SHORT PROBLEM ::
Take the material below and retype it in full; pictures are left out.

DATA SEGMENT ::
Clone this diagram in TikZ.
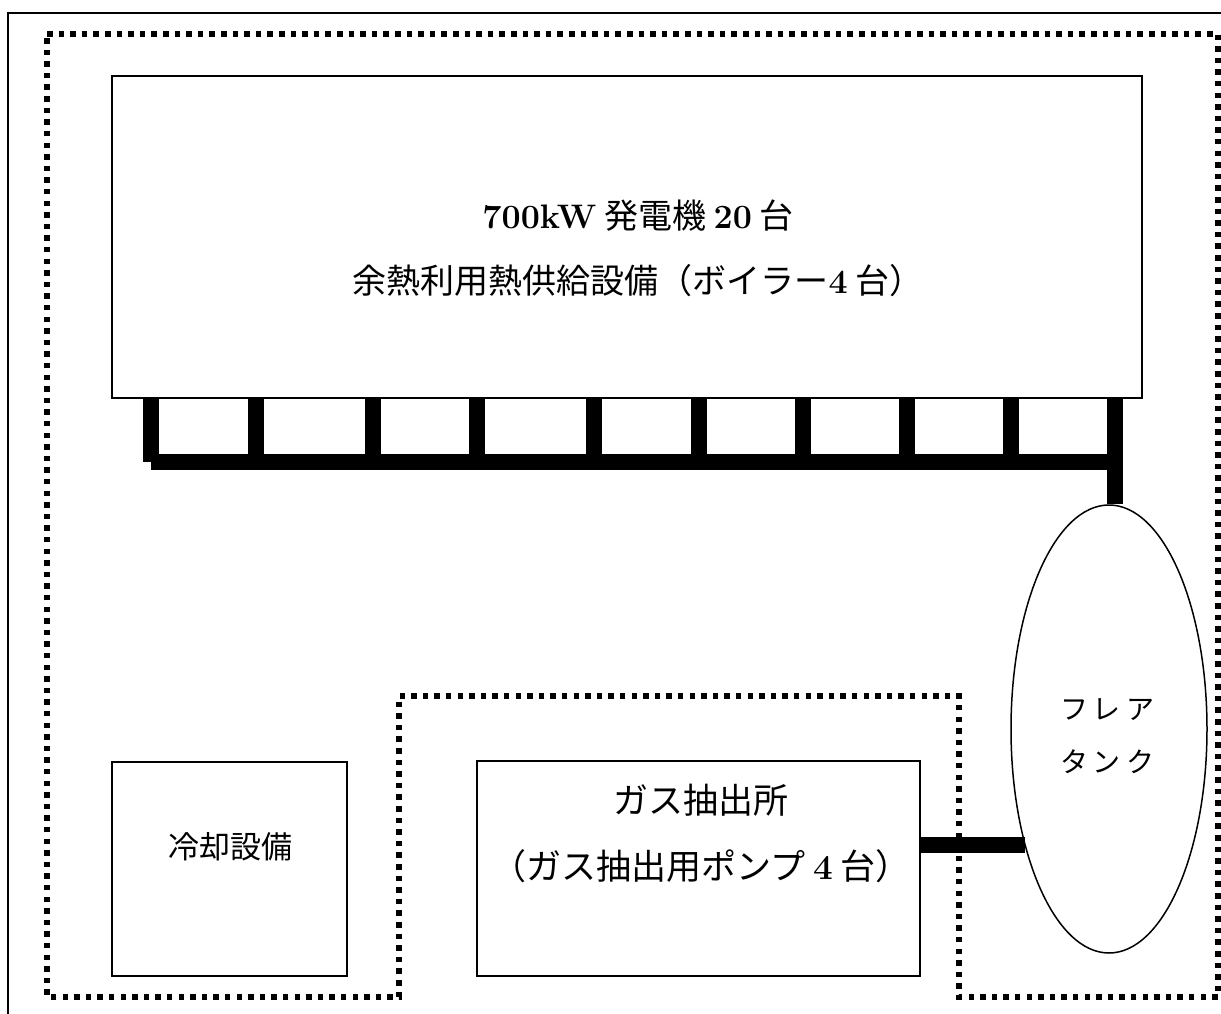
\documentclass[tikz,border=0pt]{standalone}
\usepackage{fontspec}
\newfontfamily\cjk{Noto Sans CJK JP}
\usetikzlibrary{shapes.geometric}
\newcommand\latb[1]{{\rmfamily\bfseries #1}}
\tikzset{
  box/.style={draw, line width=1.5pt, inner sep=0pt},
  pipe/.style={line width=16pt, line cap=butt},
  zone/.style={line width=5.5pt, dash pattern=on 5.5pt off 6.1pt, line join=miter},
  jp/.style={font=\cjk\fontsize{31}{65}\selectfont, align=center, inner sep=0pt},
}
\begin{document}
\begin{tikzpicture}[x=1pt,y=-1pt]
\useasboundingbox (0,0) rectangle (1221,1014);
% outer frame
\draw[line width=1.5pt] (8,1014) -- (8,13) -- (1221,13);
% dotted zone
\draw[zone] (47,34) -- (1218,34) -- (1218,997) -- (959,997) -- (959,696) -- (399,696) -- (399,997) -- (47,997) -- cycle;
% generator block
\node[box, minimum width=1030pt, minimum height=322pt] (gen) at (627,237) {};
\node[jp, font=\cjk\fontsize{34}{65}\selectfont] (gentext) at (638,248) {\latb{700kW} 発電機 \latb{20} 台\\余熱利用熱供給設備（ボイラー\latb{4} 台）};
% cooling
\node[box, minimum width=235pt, minimum height=214pt] (cool) at (229.5,869) {};
\node[jp] (cooltext) at (230,847) {冷却設備};
% gas extraction
\node[box, minimum width=443pt, minimum height=215pt] (gas) at (698.5,868.5) {};
\node[jp, font=\cjk\fontsize{35}{66}\selectfont] (gastext) at (701,833) {ガス抽出所\\（ガス抽出用ポンプ \latb{4} 台）};
% flare tank
\node[draw, line width=1.5pt, ellipse, minimum width=196pt, minimum height=448pt, inner sep=0pt] (flare) at (1109,729) {};
\node[jp, font=\cjk\fontsize{28}{53}\selectfont] (flaretext) at (1107,736)
      {フ\hspace{5pt}レ\hspace{5pt}ア\\タ\hspace{5pt}ン\hspace{5pt}ク};
% bus coordinates
\foreach \i/\x in {1/151,2/256,3/372.5,4/477,5/594,6/698.5,7/803,8/907,9/1011,10/1115}
  \coordinate (b\i) at (\x,462);
% pipes
\foreach \i in {1,...,9}
  \draw[pipe] (b\i |- gen.south) -- (b\i);
\draw[pipe] (b1) -- (b10);
\draw[pipe] (b10 |- gen.south) -- (b10 |- flare.north);
\draw[pipe] (gas.east |- flare.234.87) -- (flare.234.87);
\end{tikzpicture}
\end{document}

TASK SOLUTION ::
Clone this diagram in TikZ.
\documentclass[tikz,border=0pt]{standalone}
\usepackage{fontspec}
\newfontfamily\cjk{Noto Sans CJK JP}
\usetikzlibrary{shapes.geometric}
\newcommand\latb[1]{{\rmfamily\bfseries #1}}
\tikzset{
  box/.style={draw, line width=1.5pt, inner sep=0pt},
  pipe/.style={line width=16pt, line cap=butt},
  zone/.style={line width=5.5pt, dash pattern=on 5.5pt off 6.1pt, line join=miter},
  jp/.style={font=\cjk\fontsize{31}{65}\selectfont, align=center, inner sep=0pt},
}
\begin{document}
\begin{tikzpicture}[x=1pt,y=-1pt]
\useasboundingbox (0,0) rectangle (1221,1014);
% outer frame
\draw[line width=1.5pt] (8,1014) -- (8,13) -- (1221,13);
% dotted zone
\draw[zone] (47,34) -- (1218,34) -- (1218,997) -- (959,997) -- (959,696) -- (399,696) -- (399,997) -- (47,997) -- cycle;
% generator block
\node[box, minimum width=1030pt, minimum height=322pt] (gen) at (627,237) {};
\node[jp, font=\cjk\fontsize{34}{65}\selectfont] (gentext) at (638,248) {\latb{700kW} 発電機 \latb{20} 台\\余熱利用熱供給設備（ボイラー\latb{4} 台）};
% cooling
\node[box, minimum width=235pt, minimum height=214pt] (cool) at (229.5,869) {};
\node[jp] (cooltext) at (230,847) {冷却設備};
% gas extraction
\node[box, minimum width=443pt, minimum height=215pt] (gas) at (698.5,868.5) {};
\node[jp, font=\cjk\fontsize{35}{66}\selectfont] (gastext) at (701,833) {ガス抽出所\\（ガス抽出用ポンプ \latb{4} 台）};
% flare tank
\node[draw, line width=1.5pt, ellipse, minimum width=196pt, minimum height=448pt, inner sep=0pt] (flare) at (1109,729) {};
\node[jp, font=\cjk\fontsize{28}{53}\selectfont] (flaretext) at (1107,736)
      {フ\hspace{5pt}レ\hspace{5pt}ア\\タ\hspace{5pt}ン\hspace{5pt}ク};
% bus coordinates
\foreach \i/\x in {1/151,2/256,3/372.5,4/477,5/594,6/698.5,7/803,8/907,9/1011,10/1115}
  \coordinate (b\i) at (\x,462);
% pipes
\foreach \i in {1,...,9}
  \draw[pipe] (b\i |- gen.south) -- (b\i);
\draw[pipe] (b1) -- (b10);
\draw[pipe] (b10 |- gen.south) -- (b10 |- flare.north);
\draw[pipe] (gas.east |- flare.234.87) -- (flare.234.87);
\end{tikzpicture}
\end{document}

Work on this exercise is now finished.